> Aim of the exercise: Exactly repeat the material, dropping only the pictures.

> Provided data:
· · · ·
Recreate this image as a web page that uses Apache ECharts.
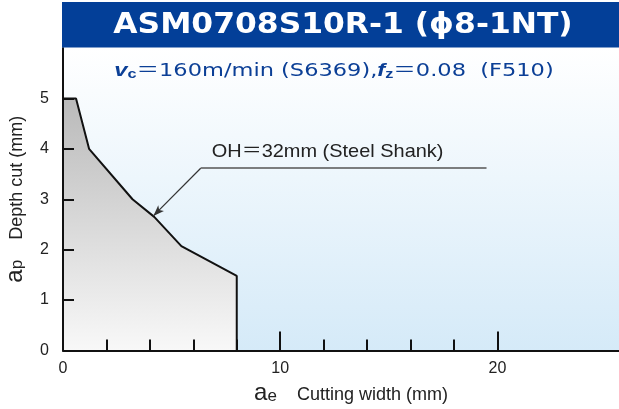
<!DOCTYPE html>
<html>
<head>
    <meta charset="utf-8">
    <title>ASM0708S10R-1</title>
    <script src="https://cdn.jsdelivr.net/npm/echarts@6/dist/echarts.min.js"></script>
    <style>
        html, body { margin: 0; padding: 0; background: #fff; }
        #main { width: 619px; height: 409px; }
    </style>
</head>
<body>
<div id="main"></div>
<script>
// 切削范围边界 (ae, ap)
const cutWidth = [0, 0.6, 1.2, 3.2, 4.2, 5.45, 8.0, 8.0];
const cutDepth = [5, 5, 4, 3, 2.65, 2.07, 1.48, 0];

// 刻度
const xLabelValues = [0, 10, 20];
const xMajorTicks = [10, 20];
const xMinorTicks = [2, 4, 6, 8, 12, 14, 16, 18];
const yTickValues = [1, 2, 3, 4, 5];
const yLabelValues = [0, 1, 2, 3, 4, 5];

// 注释 OH=32mm
const noteText = 'OH＝32mm (Steel Shank)';
const noteLineEnd = [19.5, 3.615];
const noteElbow = [6.34, 3.615];
const noteArrowTip = [4.16, 2.67];
const noteTextAt = [6.85, 3.75];

const X_MAX = 25.6, Y_MAX = 6;
const FONT = '"Liberation Sans", Arial, "Noto Sans CJK JP", sans-serif';
const WIDE = '"DejaVu Sans", "Noto Sans CJK JP", sans-serif';

const chart = echarts.init(document.getElementById('main'));

const gridBox = { left: 63, right: 0, top: 48, bottom: 58.5, outerBoundsMode: 'none' };

const nameRich = {
    a: { fontSize: 24, fontFamily: FONT, color: '#222', verticalAlign: 'bottom' },
    s: { fontSize: 17, fontFamily: FONT, color: '#222', verticalAlign: 'bottom', padding: [0, 0, 1, 0] },
    t: { fontSize: 18, fontFamily: FONT, color: '#222', verticalAlign: 'bottom', padding: [0, 0, 1, 0] }
};

const option = {
    animation: false,
    grid: [
        Object.assign({
            show: true, borderWidth: 0,
            backgroundColor: new echarts.graphic.LinearGradient(0, 0, 0, 1, [
                { offset: 0, color: '#ffffff' },
                { offset: 1, color: '#d5eaf8' }
            ])
        }, gridBox),
        Object.assign({}, gridBox)
    ],
    xAxis: [{
        type: 'value', min: 0, max: X_MAX, interval: 10, z: 5,
        name: '{a|a}{s|e}{t|    Cutting width (mm)}',
        nameLocation: 'middle', nameGap: 27,
        nameTextStyle: { rich: nameRich, padding: [0, 0, 0, 20] },
        axisLine: { lineStyle: { color: '#111', width: 2 } },
        axisTick: { inside: true, length: 19, customValues: xMajorTicks, lineStyle: { color: '#111', width: 2 } },
        axisLabel: { customValues: xLabelValues, margin: 10, fontSize: 16, color: '#222', fontFamily: FONT },
        splitLine: { show: false }
    }, {
        gridIndex: 1, type: 'value', min: 0, max: X_MAX, z: 5,
        axisLine: { show: false },
        axisTick: { inside: true, length: 11, customValues: xMinorTicks, lineStyle: { color: '#111', width: 2 } },
        axisLabel: { show: false },
        splitLine: { show: false }
    }],
    yAxis: [{
        type: 'value', min: 0, max: Y_MAX, interval: 1, z: 5,
        name: '{a|a}{s|p}{t|    Depth cut (mm)}',
        nameLocation: 'middle', nameRotate: 90, nameGap: 36,
        nameTextStyle: { rich: nameRich },
        axisLine: { lineStyle: { color: '#111', width: 2 } },
        axisTick: { inside: true, length: 11, customValues: yTickValues, lineStyle: { color: '#111', width: 2 } },
        axisLabel: { customValues: yLabelValues, margin: 14, fontSize: 16, color: '#222', fontFamily: FONT },
        splitLine: { show: false }
    }, {
        gridIndex: 1, type: 'value', min: 0, max: Y_MAX, show: false
    }],
    series: [{
        type: 'line',
        data: cutWidth.map((x, i) => [x, cutDepth[i]]),
        symbol: 'none',
        lineStyle: { color: '#111', width: 2 },
        areaStyle: {
            opacity: 1,
            color: new echarts.graphic.LinearGradient(0, 0, 0, 1, [
                { offset: 0, color: '#bababa' },
                { offset: 1, color: '#f8f8f8' }
            ])
        },
        markLine: {
            silent: true,
            symbol: ['none', 'none'],
            label: { show: false },
            lineStyle: { color: '#555', width: 1.5, type: 'solid' },
            data: [
                [{ coord: noteLineEnd }, { coord: noteElbow }],
                [{ coord: noteElbow, symbol: 'none', lineStyle: { color: '#333', width: 1.2 } },
                 { coord: noteArrowTip, symbol: 'arrow', symbolSize: [6, 11] }]
            ]
        },
        z: 3
    }],
    graphic: [{
        type: 'rect', left: 62, top: 2,
        shape: { width: 560, height: 45.5 },
        style: { fill: '#033f98' }, z: 10
    }, {
        type: 'text', x: 343, y: 26, scaleX: 1.12,
        style: {
            text: 'ASM0708S10R-1 (ϕ8-1NT)',
            fill: '#fff', font: 'bold 28px ' + WIDE,
            align: 'center', verticalAlign: 'middle'
        }, z: 11
    }, {
        type: 'text', x: 334, y: 71, scaleX: 1.25,
        style: {
            text: '{v|v}{c|c}{n|＝160m/min (S6369),}{v|f}{c|z}{n|＝0.08  (F510)}',
            align: 'center', verticalAlign: 'middle',
            rich: {
                v: { font: 'italic bold 19px ' + FONT, fill: '#0b3f96', verticalAlign: 'bottom' },
                c: { font: 'bold 13px ' + FONT, fill: '#0b3f96', verticalAlign: 'bottom' },
                n: { font: '18px ' + WIDE, fill: '#0b3f96', verticalAlign: 'bottom' }
            }
        }, z: 11
    }]
};

chart.setOption(option);

// 注释文字位置由数据坐标换算
const notePx = chart.convertToPixel({ gridIndex: 0 }, noteTextAt);
chart.setOption({
    graphic: option.graphic.concat([{
        type: 'text', x: notePx[0], y: notePx[1], scaleX: 1.05,
        style: {
            text: noteText, font: '19px ' + FONT, fill: '#222',
            align: 'left', verticalAlign: 'bottom'
        }, z: 12
    }])
});
</script>
</body>
</html>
· · · ·
> Complete output:
Recreate this image as a web page that uses Apache ECharts.
<!DOCTYPE html>
<html>
<head>
    <meta charset="utf-8">
    <title>ASM0708S10R-1</title>
    <script src="https://cdn.jsdelivr.net/npm/echarts@6/dist/echarts.min.js"></script>
    <style>
        html, body { margin: 0; padding: 0; background: #fff; }
        #main { width: 619px; height: 409px; }
    </style>
</head>
<body>
<div id="main"></div>
<script>
// 切削范围边界 (ae, ap)
const cutWidth = [0, 0.6, 1.2, 3.2, 4.2, 5.45, 8.0, 8.0];
const cutDepth = [5, 5, 4, 3, 2.65, 2.07, 1.48, 0];

// 刻度
const xLabelValues = [0, 10, 20];
const xMajorTicks = [10, 20];
const xMinorTicks = [2, 4, 6, 8, 12, 14, 16, 18];
const yTickValues = [1, 2, 3, 4, 5];
const yLabelValues = [0, 1, 2, 3, 4, 5];

// 注释 OH=32mm
const noteText = 'OH＝32mm (Steel Shank)';
const noteLineEnd = [19.5, 3.615];
const noteElbow = [6.34, 3.615];
const noteArrowTip = [4.16, 2.67];
const noteTextAt = [6.85, 3.75];

const X_MAX = 25.6, Y_MAX = 6;
const FONT = '"Liberation Sans", Arial, "Noto Sans CJK JP", sans-serif';
const WIDE = '"DejaVu Sans", "Noto Sans CJK JP", sans-serif';

const chart = echarts.init(document.getElementById('main'));

const gridBox = { left: 63, right: 0, top: 48, bottom: 58.5, outerBoundsMode: 'none' };

const nameRich = {
    a: { fontSize: 24, fontFamily: FONT, color: '#222', verticalAlign: 'bottom' },
    s: { fontSize: 17, fontFamily: FONT, color: '#222', verticalAlign: 'bottom', padding: [0, 0, 1, 0] },
    t: { fontSize: 18, fontFamily: FONT, color: '#222', verticalAlign: 'bottom', padding: [0, 0, 1, 0] }
};

const option = {
    animation: false,
    grid: [
        Object.assign({
            show: true, borderWidth: 0,
            backgroundColor: new echarts.graphic.LinearGradient(0, 0, 0, 1, [
                { offset: 0, color: '#ffffff' },
                { offset: 1, color: '#d5eaf8' }
            ])
        }, gridBox),
        Object.assign({}, gridBox)
    ],
    xAxis: [{
        type: 'value', min: 0, max: X_MAX, interval: 10, z: 5,
        name: '{a|a}{s|e}{t|    Cutting width (mm)}',
        nameLocation: 'middle', nameGap: 27,
        nameTextStyle: { rich: nameRich, padding: [0, 0, 0, 20] },
        axisLine: { lineStyle: { color: '#111', width: 2 } },
        axisTick: { inside: true, length: 19, customValues: xMajorTicks, lineStyle: { color: '#111', width: 2 } },
        axisLabel: { customValues: xLabelValues, margin: 10, fontSize: 16, color: '#222', fontFamily: FONT },
        splitLine: { show: false }
    }, {
        gridIndex: 1, type: 'value', min: 0, max: X_MAX, z: 5,
        axisLine: { show: false },
        axisTick: { inside: true, length: 11, customValues: xMinorTicks, lineStyle: { color: '#111', width: 2 } },
        axisLabel: { show: false },
        splitLine: { show: false }
    }],
    yAxis: [{
        type: 'value', min: 0, max: Y_MAX, interval: 1, z: 5,
        name: '{a|a}{s|p}{t|    Depth cut (mm)}',
        nameLocation: 'middle', nameRotate: 90, nameGap: 36,
        nameTextStyle: { rich: nameRich },
        axisLine: { lineStyle: { color: '#111', width: 2 } },
        axisTick: { inside: true, length: 11, customValues: yTickValues, lineStyle: { color: '#111', width: 2 } },
        axisLabel: { customValues: yLabelValues, margin: 14, fontSize: 16, color: '#222', fontFamily: FONT },
        splitLine: { show: false }
    }, {
        gridIndex: 1, type: 'value', min: 0, max: Y_MAX, show: false
    }],
    series: [{
        type: 'line',
        data: cutWidth.map((x, i) => [x, cutDepth[i]]),
        symbol: 'none',
        lineStyle: { color: '#111', width: 2 },
        areaStyle: {
            opacity: 1,
            color: new echarts.graphic.LinearGradient(0, 0, 0, 1, [
                { offset: 0, color: '#bababa' },
                { offset: 1, color: '#f8f8f8' }
            ])
        },
        markLine: {
            silent: true,
            symbol: ['none', 'none'],
            label: { show: false },
            lineStyle: { color: '#555', width: 1.5, type: 'solid' },
            data: [
                [{ coord: noteLineEnd }, { coord: noteElbow }],
                [{ coord: noteElbow, symbol: 'none', lineStyle: { color: '#333', width: 1.2 } },
                 { coord: noteArrowTip, symbol: 'arrow', symbolSize: [6, 11] }]
            ]
        },
        z: 3
    }],
    graphic: [{
        type: 'rect', left: 62, top: 2,
        shape: { width: 560, height: 45.5 },
        style: { fill: '#033f98' }, z: 10
    }, {
        type: 'text', x: 343, y: 26, scaleX: 1.12,
        style: {
            text: 'ASM0708S10R-1 (ϕ8-1NT)',
            fill: '#fff', font: 'bold 28px ' + WIDE,
            align: 'center', verticalAlign: 'middle'
        }, z: 11
    }, {
        type: 'text', x: 334, y: 71, scaleX: 1.25,
        style: {
            text: '{v|v}{c|c}{n|＝160m/min (S6369),}{v|f}{c|z}{n|＝0.08  (F510)}',
            align: 'center', verticalAlign: 'middle',
            rich: {
                v: { font: 'italic bold 19px ' + FONT, fill: '#0b3f96', verticalAlign: 'bottom' },
                c: { font: 'bold 13px ' + FONT, fill: '#0b3f96', verticalAlign: 'bottom' },
                n: { font: '18px ' + WIDE, fill: '#0b3f96', verticalAlign: 'bottom' }
            }
        }, z: 11
    }]
};

chart.setOption(option);

// 注释文字位置由数据坐标换算
const notePx = chart.convertToPixel({ gridIndex: 0 }, noteTextAt);
chart.setOption({
    graphic: option.graphic.concat([{
        type: 'text', x: notePx[0], y: notePx[1], scaleX: 1.05,
        style: {
            text: noteText, font: '19px ' + FONT, fill: '#222',
            align: 'left', verticalAlign: 'bottom'
        }, z: 12
    }])
});
</script>
</body>
</html>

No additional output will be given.